▶ GOAL
Retype, exactly as they stand, the lines from the start of the data to the line that contains "0.0640e-3, 0.0619e-3, 0.0534e-3, 0.0489e-3]", both ends included. Leave the pictures out.

▶ INFORMATION PROVIDED
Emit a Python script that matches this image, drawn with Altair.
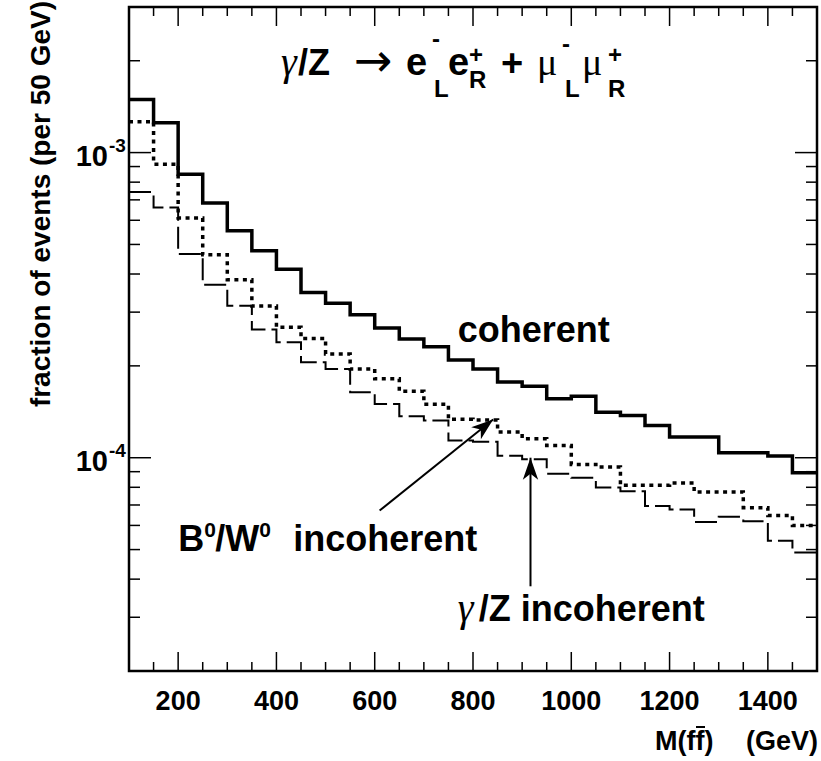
import altair as alt
import pandas as pd

# ---------------- data ----------------
bin_low = [100, 150, 200, 250, 300, 350, 400, 450, 500, 550, 600, 650, 700,
           750, 800, 850, 900, 950, 1000, 1050, 1100, 1150, 1200, 1250, 1300,
           1350, 1400, 1450]
bin_last_edge = 1500

coherent = [1.494e-3, 1.253e-3, 0.849e-3, 0.683e-3, 0.554e-3, 0.477e-3,
            0.415e-3, 0.348e-3, 0.321e-3, 0.294e-3, 0.266e-3, 0.245e-3,
            0.231e-3, 0.209e-3, 0.1955e-3, 0.177e-3, 0.1716e-3, 0.156e-3,
            0.159e-3, 0.141e-3, 0.1375e-3, 0.1276e-3, 0.117e-3, 0.117e-3,
            0.1038e-3, 0.1038e-3, 0.1013e-3, 0.0893e-3]

bw_incoherent = [1.263e-3, 0.916e-3, 0.610e-3, 0.4624e-3, 0.383e-3, 0.3144e-3,
                 0.2677e-3, 0.246e-3, 0.2189e-3, 0.1955e-3, 0.1813e-3, 0.165e-3,
                 0.1496e-3, 0.1338e-3, 0.1329e-3, 0.1214e-3, 0.1154e-3, 0.1097e-3,
                 0.0951e-3, 0.0932e-3, 0.0812e-3, 0.0812e-3, 0.0826e-3, 0.0772e-3,
                 0.0772e-3, 0.0686e-3, 0.0647e-3, 0.0600e-3]

gz_incoherent = [0.743e-3, 0.6607e-3, 0.4648e-3, 0.3688e-3, 0.315e-3, 0.2632e-3,
                 0.239e-3, 0.2056e-3, 0.1955e-3, 0.164e-3, 0.1501e-3, 0.1367e-3,
                 0.1324e-3, 0.1139e-3, 0.1128e-3, 0.1015e-3, 0.0989e-3, 0.0886e-3,
                 0.0860e-3, 0.0798e-3, 0.0776e-3, 0.0695e-3, 0.0677e-3, 0.0616e-3,
                 0.0640e-3, 0.0619e-3, 0.0534e-3, 0.0489e-3]

x_major = [200, 400, 600, 800, 1000, 1200, 1400]
x_major_labels = ["200", "400", "600", "800", "1000", "1200", "1400"]
x_minor = [150, 250, 300, 350, 450, 500, 550, 650, 700, 750, 850, 900, 950,
           1050, 1100, 1150, 1250, 1300, 1350, 1450]
y_major = [1e-4, 1e-3]
y_major_base = ["10", "10"]
y_major_exp = ["-4", "-3"]
y_minor = [2e-5, 3e-5, 4e-5, 5e-5, 6e-5, 7e-5, 8e-5, 9e-5,
           2e-4, 3e-4, 4e-4, 5e-4, 6e-4, 7e-4, 8e-4, 9e-4, 2e-3]

# annotation anchors (data coordinates)
coh_label = {"x": [769], "y": [2.40e-4]}
bw_label = {"x": [200], "y": [4.96e-5]}
gz_label = {"x": [763], "y": [2.91e-5]}
bw_arrow = {"x": [610], "y": [6.71e-5], "x2": [841], "y2": [1.335e-4]}
gz_arrow = {"x": [917], "y": [3.79e-5], "x2": [917], "y2": [1.0e-4]}

# ---------------- styling ----------------
W, H = 688, 664
SANS = "Liberation Sans"
SERIF = "Liberation Serif"
xs = alt.Scale(domain=[100, 1500], nice=False, zero=False)
ys = alt.Scale(type="log", domain=[2e-5, 3e-3], nice=False)
ARROW = "M0,0 L0.7,2 L0,1.45 L-0.7,2 Z"


def steps(vals):
    return pd.DataFrame({"m": bin_low + [bin_last_edge], "v": vals + [vals[-1]]})


def hist(vals, width, dash=None):
    kw = dict(interpolate="step-after", color="black", strokeWidth=width)
    if dash:
        kw["strokeDash"] = dash
    return alt.Chart(steps(vals)).mark_line(**kw).encode(
        x=alt.X("m:Q", scale=xs, axis=None), y=alt.Y("v:Q", scale=ys, axis=None))


line_coh = hist(coherent, 3.5)
line_bw = hist(bw_incoherent, 3.5, [4, 4.5])
line_gz = hist(gz_incoherent, 2, [22, 6])


def xticks(vals, length, top):
    y0 = 0 if top else H
    y1 = length if top else H - length
    return alt.Chart(pd.DataFrame({"t": vals})).mark_rule(color="black", strokeWidth=1.5).encode(
        x=alt.X("t:Q", scale=xs, axis=None), y=alt.value(y0), y2=alt.value(y1))


def yticks(vals, length, right):
    x0 = W if right else 0
    x1 = W - length if right else length
    return alt.Chart(pd.DataFrame({"t": vals})).mark_rule(color="black", strokeWidth=1.5).encode(
        y=alt.Y("t:Q", scale=ys, axis=None), x=alt.value(x0), x2=alt.value(x1))


ticks = [xticks(x_major, 19, False), xticks(x_minor, 9, False),
         xticks(x_major, 19, True), xticks(x_minor, 9, True),
         yticks(y_major, 22, False), yticks(y_minor, 11, False),
         yticks(y_major, 22, True), yticks(y_minor, 11, True)]

xlab = alt.Chart(pd.DataFrame({"t": x_major, "s": x_major_labels})).mark_text(
    align="center", baseline="alphabetic", font=SANS, fontWeight="bold", fontSize=27,
    color="black").encode(
    x=alt.X("t:Q", scale=xs, axis=None), y=alt.value(H + 39), text="s:N")

ylab_df = pd.DataFrame({"t": y_major, "e": y_major_exp, "b": y_major_base})
ylab_base = alt.Chart(ylab_df).mark_text(
    align="right", baseline="alphabetic", font=SANS, fontWeight="bold", fontSize=29,
    color="black", dy=13).encode(
    x=alt.value(-21), y=alt.Y("t:Q", scale=ys, axis=None), text="b:N")
ylab_exp = alt.Chart(ylab_df).mark_text(
    align="left", baseline="alphabetic", font=SANS, fontWeight="bold", fontSize=19,
    color="black", dy=-1).encode(
    x=alt.value(-20), y=alt.Y("t:Q", scale=ys, axis=None), text="e:N")


def ptext(s, x, y, size, font=SANS, weight="bold", align="left", angle=0, style="normal"):
    return alt.Chart(pd.DataFrame({"s": [s]})).mark_text(
        align=align, baseline="alphabetic", font=font, fontWeight=weight,
        fontSize=size, color="black", angle=angle, fontStyle=style).encode(
        x=alt.value(x), y=alt.value(y), text="s:N")


def dtext(anchor, s, size, dx=0, dy=0, font=SANS, weight="bold", style="normal"):
    return alt.Chart(pd.DataFrame({"x": anchor["x"], "y": anchor["y"], "s": [s]})).mark_text(
        align="left", baseline="alphabetic", font=font, fontWeight=weight,
        fontSize=size, color="black", dx=dx, dy=dy, fontStyle=style).encode(
        x=alt.X("x:Q", scale=xs, axis=None), y=alt.Y("y:Q", scale=ys, axis=None),
        text="s:N")


ytitle = ptext("fraction of events (per 50 GeV)", -79, -6, 28, align="right", angle=270)
xtitle_a = ptext("M(ff)", 526, 743, 27)
xtitle_b = ptext("(GeV)", W + 1, 743, 27, align="right")
xtitle_bar = alt.Chart(pd.DataFrame({"k": [0]})).mark_rule(color="black", strokeWidth=2).encode(
    x=alt.value(567), x2=alt.value(576), y=alt.value(720))

title = [
    ptext("\u03b3", 152, 68, 40, font=SERIF, weight="normal", style="italic"),
    ptext("/Z", 169, 68, 36),
    ptext("\u2192", 225, 69, 46, font="DejaVu Sans", weight="normal"),
    ptext("e", 277, 68, 38),
    ptext("-", 303, 40, 24),
    ptext("L", 305, 90, 24),
    ptext("e", 319, 68, 38),
    ptext("+", 340, 56, 24),
    ptext("R", 340, 81, 24),
    ptext("+", 372, 69, 38),
    ptext("\u03bc", 408, 68, 38, font=SERIF, weight="normal"),
    ptext("-", 433, 45, 24),
    ptext("L", 436, 90, 24),
    ptext("\u03bc", 453, 68, 38, font=SERIF, weight="normal"),
    ptext("+", 479, 56, 24),
    ptext("R", 479, 90, 24),
]

labels = [
    dtext(coh_label, "coherent", 36),
    dtext(bw_label, "B", 36),
    dtext(bw_label, "0", 21, dx=26, dy=-14),
    dtext(bw_label, "/W", 36, dx=37),
    dtext(bw_label, "0", 21, dx=81, dy=-14),
    dtext(bw_label, "incoherent", 36, dx=115),
    dtext(gz_label, "\u03b3", 40, dx=3, font=SERIF, weight="normal", style="italic"),
    dtext(gz_label, "/Z incoherent", 36, dx=24),
]


def arrow(a):
    return alt.Chart(pd.DataFrame(a)).mark_rule(color="black", strokeWidth=2).encode(
        x=alt.X("x:Q", scale=xs, axis=None), y=alt.Y("y:Q", scale=ys, axis=None),
        x2="x2:Q", y2="y2:Q")


def head(a, angle):
    return alt.Chart(pd.DataFrame(a)).mark_point(
        shape=ARROW, filled=True, color="black", opacity=1, size=484, angle=angle,
        strokeWidth=0).encode(
        x=alt.X("x2:Q", scale=xs, axis=None), y=alt.Y("y2:Q", scale=ys, axis=None))


chart = alt.layer(
    line_coh, line_bw, line_gz, *ticks, xlab, ylab_base, ylab_exp, ytitle,
    xtitle_a, xtitle_b, xtitle_bar, *title, *labels,
    arrow(bw_arrow), arrow(gz_arrow), head(bw_arrow, 51), head(gz_arrow, 0)
).properties(
    width=W, height=H,
    padding={"left": 129, "top": 7, "right": 4, "bottom": 90},
    autosize=alt.AutoSizeParams(type="none"),
    background="white",
).configure_view(stroke="black", strokeWidth=2.5)

chart.save("out.html", embed_options={"renderer": "svg", "actions": False})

▶ ANSWER FOR THE TASK
Emit a Python script that matches this image, drawn with Altair.
import altair as alt
import pandas as pd

# ---------------- data ----------------
bin_low = [100, 150, 200, 250, 300, 350, 400, 450, 500, 550, 600, 650, 700,
           750, 800, 850, 900, 950, 1000, 1050, 1100, 1150, 1200, 1250, 1300,
           1350, 1400, 1450]
bin_last_edge = 1500

coherent = [1.494e-3, 1.253e-3, 0.849e-3, 0.683e-3, 0.554e-3, 0.477e-3,
            0.415e-3, 0.348e-3, 0.321e-3, 0.294e-3, 0.266e-3, 0.245e-3,
            0.231e-3, 0.209e-3, 0.1955e-3, 0.177e-3, 0.1716e-3, 0.156e-3,
            0.159e-3, 0.141e-3, 0.1375e-3, 0.1276e-3, 0.117e-3, 0.117e-3,
            0.1038e-3, 0.1038e-3, 0.1013e-3, 0.0893e-3]

bw_incoherent = [1.263e-3, 0.916e-3, 0.610e-3, 0.4624e-3, 0.383e-3, 0.3144e-3,
                 0.2677e-3, 0.246e-3, 0.2189e-3, 0.1955e-3, 0.1813e-3, 0.165e-3,
                 0.1496e-3, 0.1338e-3, 0.1329e-3, 0.1214e-3, 0.1154e-3, 0.1097e-3,
                 0.0951e-3, 0.0932e-3, 0.0812e-3, 0.0812e-3, 0.0826e-3, 0.0772e-3,
                 0.0772e-3, 0.0686e-3, 0.0647e-3, 0.0600e-3]

gz_incoherent = [0.743e-3, 0.6607e-3, 0.4648e-3, 0.3688e-3, 0.315e-3, 0.2632e-3,
                 0.239e-3, 0.2056e-3, 0.1955e-3, 0.164e-3, 0.1501e-3, 0.1367e-3,
                 0.1324e-3, 0.1139e-3, 0.1128e-3, 0.1015e-3, 0.0989e-3, 0.0886e-3,
                 0.0860e-3, 0.0798e-3, 0.0776e-3, 0.0695e-3, 0.0677e-3, 0.0616e-3,
                 0.0640e-3, 0.0619e-3, 0.0534e-3, 0.0489e-3]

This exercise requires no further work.